For her work in the field of dyslexia, Moats received the prestigious Samuel T. and June L. Orton Award from the International Dyslexia Association® for outstanding contributions to the field.
Retired, But Not
Moats said she is retired but “still busy and keeps her hands in a lot of programs,” including as secretary of the board of The Space, the Hailey non-profit offering after-school and summer programming for middle and high school kids, and as an officer of the Wood River Women’s Foundation.
“I encourage state efforts here in Idaho, such as the Sun Valley Early Literacy Summit at the Ketchum Community Library and the State of Idaho SMART project,” she said. Her textbook, Speech to Print, came out in 2020 and became the basis for Idaho’s SMART Project — Striving to Meet Achievement in Reading Together—a statewide teacher training program adopted in 2021.
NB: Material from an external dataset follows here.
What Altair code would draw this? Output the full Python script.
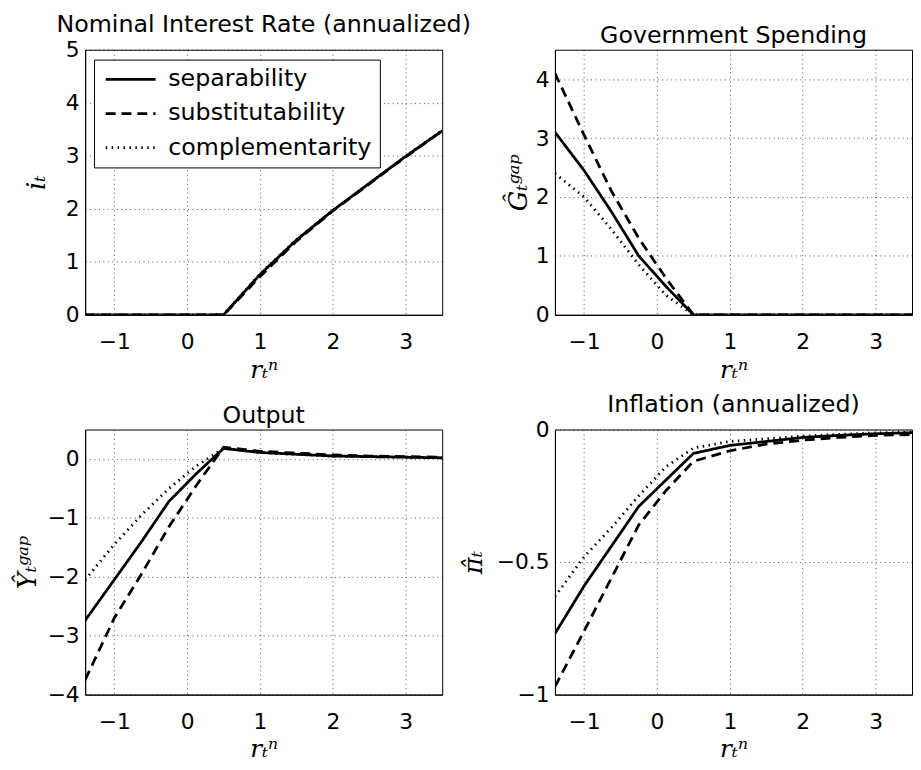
import altair as alt
import pandas as pd

series_names = ["separability", "substitutability", "complementarity"]
xs = [-1.4, -1.0, -0.625, -0.25, 0.125, 0.5, 1.0, 1.5, 2.0, 2.5, 3.0, 3.5]

# Nominal interest rate
i_sep = [0, 0, 0, 0, 0, 0, 0.76, 1.41, 1.97, 2.48, 2.99, 3.47]
i_sub = [0, 0, 0, 0, 0, 0, 0.72, 1.39, 1.96, 2.47, 2.98, 3.47]
i_comp = [0, 0, 0, 0, 0, 0, 0.77, 1.42, 1.97, 2.48, 2.99, 3.48]

# Government spending gap
g_sep = [3.1, 2.45, 1.75, 1.0, 0.48, 0, 0, 0, 0, 0, 0, 0]
g_sub = [4.1, 3.05, 2.1, 1.3, 0.62, 0, 0, 0, 0, 0, 0, 0]
g_comp = [2.4, 2.0, 1.45, 0.85, 0.33, 0, 0, 0, 0, 0, 0, 0]

# Output gap
y_sep = [-2.74, -2.05, -1.4, -0.72, -0.25, 0.18, 0.11, 0.08, 0.05, 0.04, 0.03, 0.02]
y_sub = [-3.75, -2.7, -1.95, -1.15, -0.45, 0.2, 0.13, 0.1, 0.07, 0.05, 0.04, 0.03]
y_comp = [-2.05, -1.45, -0.95, -0.5, -0.12, 0.18, 0.11, 0.08, 0.05, 0.04, 0.03, 0.02]

# Inflation
p_sep = [-0.77, -0.59, -0.44, -0.29, -0.19, -0.09, -0.06, -0.045, -0.03, -0.022, -0.016, -0.012]
p_sub = [-0.97, -0.76, -0.56, -0.36, -0.23, -0.12, -0.08, -0.055, -0.04, -0.03, -0.022, -0.019]
p_comp = [-0.63, -0.48, -0.37, -0.25, -0.14, -0.07, -0.045, -0.035, -0.025, -0.018, -0.013, -0.01]

x_ticks = [-1, 0, 1, 2, 3]

SANS = "DejaVu Sans"
SERIF = "DejaVu Serif"
W, H = 361, 268


def frame(a, b, c):
    rows = []
    for name, vals in zip(series_names, (a, b, c)):
        for x, v in zip(xs, vals):
            rows.append({"x": x, "v": v, "series": name})
    return pd.DataFrame(rows)


def panel(df, title, ytitle, ydomain, yticks, ytpad, show_legend=False):
    if show_legend:
        leg = alt.Legend(
            orient="none", legendX=9, legendY=10, title=None,
            symbolType="M-2.4,0H2.4", symbolSize=441, symbolStrokeColor="black",
            symbolFillColor="transparent", symbolOffset=17,
            labelFont=SANS, labelFontSize=24, labelColor="black", labelLimit=0,
            labelOffset=26, padding=8, rowPadding=10.5,
            strokeColor="black", fillColor="white",
        )
    else:
        leg = None
    return alt.Chart(df).mark_line(color="black", clip=True, strokeCap="butt").encode(
        x=alt.X("x:Q", scale=alt.Scale(domain=[-1.4, 3.5], nice=False, zero=False),
                axis=alt.Axis(values=x_ticks, title="rₜⁿ", labelPadding=17,
                              titlePadding=5, format="~g")),
        y=alt.Y("v:Q", scale=alt.Scale(domain=ydomain, nice=False, zero=False),
                axis=alt.Axis(values=yticks, title=ytitle, labelPadding=6,
                              titlePadding=ytpad, titleFontSize=26, format="~g")),
        strokeDash=alt.StrokeDash("series:N", scale=alt.Scale(domain=series_names,
                                  range=[[1, 0], [10, 6], [1.5, 4.5]]), legend=leg),
        strokeWidth=alt.StrokeWidth("series:N", scale=alt.Scale(domain=series_names,
                                    range=[2.8, 2.8, 1.3]), legend=leg),
        order=alt.Order("series:N"),
    ).properties(
        width=W, height=H,
        title=alt.Title(title, font=SANS, fontSize=24, fontWeight="normal",
                        color="black", offset=2),
    )


p1 = panel(frame(i_sep, i_sub, i_comp), "Nominal Interest Rate (annualized)", "iₜ",
           [0, 5], [0, 1, 2, 3, 4, 5], 16, show_legend=True)
p2 = panel(frame(g_sep, g_sub, g_comp), "Government Spending", "Ĝₜᵍᵃᵖ",
           [0, 4.5], [0, 1, 2, 3, 4], 4)
p3 = panel(frame(y_sep, y_sub, y_comp), "Output", "Ŷₜᵍᵃᵖ",
           [-4, 0.5], [-4, -3, -2, -1, 0], 7)
p4 = panel(frame(p_sep, p_sub, p_comp), "Inflation (annualized)", "π̂ₜ",
           [-1, 0], [-1, -0.5, 0], 10)

chart = alt.ConcatChart(
    concat=[p1, p2, p3, p4], columns=2,
    spacing=alt.RowColnumber(column=114, row=116), bounds="flush",
).resolve_scale(strokeDash="independent", strokeWidth="independent").configure_view(
    stroke="black", strokeWidth=1
).configure_axis(
    domainColor="black", domainWidth=1, ticks=False,
    grid=True, gridColor="black", gridDash=[1, 3.5], gridOpacity=0.7, gridWidth=1,
    labelFont=SANS, labelFontSize=22, labelColor="black",
    titleFont=SERIF, titleFontStyle="italic", titleFontWeight="normal",
    titleFontSize=25, titleColor="black",
).properties(
    padding={"left": 6, "top": 0, "right": 0, "bottom": 0},
    background="white",
)

chart.save("out.html", embed_options={"renderer": "svg", "actions": False})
Jenny Davidson, Executive Director of the Ketchum Community Library and founder of the Sun Valley Literacy Summit, calls Moats “an inspiration.”
“I admire Louisa Moats greatly, and I know that more children are learning how to read in Idaho as well as across the country because of her persistent march, her dedicated work, and helping all educators understand how reading happens in the brain,” Davidson said.
“What Louisa’s done in the field of literacy and how she has carried that forward to Idaho has been tremendous. She has helped shape the educational policies in the state, from the Idaho comprehensive literacy plan to the Idaho Dyslexia Handbook, all of which provide meaningful guides to how reading can happen.”
Three years ago, Davidson approached Moats with the idea of hosting a seminar for Idaho teachers on the science of reading. She was enthusiastic and willing to lend her expertise and connections to make it happen.
“She connected the library to several preeminent literacy scholars in the nation, and because of Louisa’s esteemed background, they were willing to participate in the symposium and shape something that hadn’t happened before in the state. That was the birth of the Sun Valley Early Literacy Summit, and Louisa was a key inspiration behind it,” Davidson said.
“Louisa emanates such grace and good humor even as she has faced what has oftentimes been discouraging,” added Davidson. “Yet rather than being deflated, she has continued on, and her quiet, graceful, good-humored, and fierce persistence has provided relief to parents who have children with dyslexia, inspiration to teachers who want all of their students to flourish and is helping to create an environment in Idaho and the nation where every person could enjoy the richness that comes from simply being able to read.”
Sun Valley Living
“I moved here in 2004 with my husband Steve Mitchell, who I married in 2003,” said Moats. “He had a longer-term relationship with the Valley, as he already had a house here when I met him, and in the early 1990s, he had owned a bookstore in Ketchum called the Main Street Book Store and Café. He was a publisher, and the publishing company he worked for recruited me to write LETRS in 2001.”
She embraced the winter wonderland and learned to ski soon after moving here. “My daughter was an extreme skier, and her husband was a downhill racer on the U.S. Ski Team, and I was surrounded by skiing, so I decided I had to learn. I signed up for Mountain Masters for a few years, but now I am taking it a bit easier,” saying she still enjoys Nordic skiing, “and I have two grandchildren, who, fortunately, love to read and love books!”
Today, in her “retirement,” Moats golfs, or as she says, “I play golf a little bit, badly! I have a bike and work out at the Y, and I hike.” However, she refuses to reveal her favorite hiking trail, saying with a laugh, “I won’t tell because more people will use it, and it’s my private Idaho right now.
“Now, I turn my attention to the local efforts to improve education for kids here in the Valley. I want to do what I can from the sidelines to make sure that Blaine County capitalizes on reading science and lifts up the kids here. They’re already doing a lot, but there is a lot of work to be done and I’m just keeping my hand in where I can to help steer things in the right direction.”